The record also indicates that the appellant had filed a letter with the respondent to the effect that it would adjust its billing to compensate for altitude changes.
It is a basic legal principle that a rate is made to operate in the future and cannot be made to apply retroactively, here, however, we find no evidence of an attempt by the respondent to apply a rate retroactively.
We now turn to the respondent's cross-appeal controverting that part of the judgment of the district court permanently enjoining it from requiring the appellant to retire and replace all of its Rockwell "150" meters in its Northern Nevada Division by December 31, 1970.
We agree with the finding of the district court that the respondent did not give the appellant adequate notice, before the commencement of the hearings on the 16th and 17th of April, 1968, that it would consider entering an order requiring the replacement of the Rockwell "150" meters. Furthermore the respondent's chairman made it abundantly clear during the hearing that rate structure and safety were not involved and that the subject of the hearing was to be confined to meter reading and billing practices and methods.

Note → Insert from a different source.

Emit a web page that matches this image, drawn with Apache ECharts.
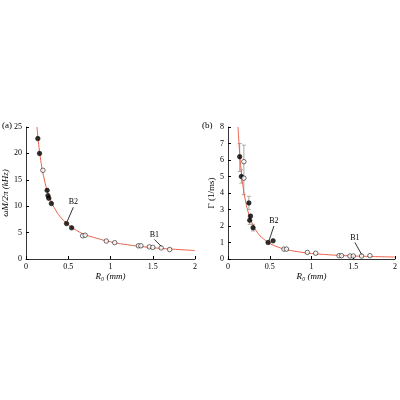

The record indicates that the Rockwell "150" measured gas usage favorable to the customer during the cold weather months.
It would be beyond the realm of reasonableness to accept the respondent's argument that because a meter is the basic instrument for meter reading that the question of replacement was properly before the commission.
We do not reach the respondent's other contentions in its cross-appeal.
The judgment of the district court is affirmed.
COLLINS, C.J., MOWBRAY and THOMPSON, JJ., and BABCOCK, D.J., concur.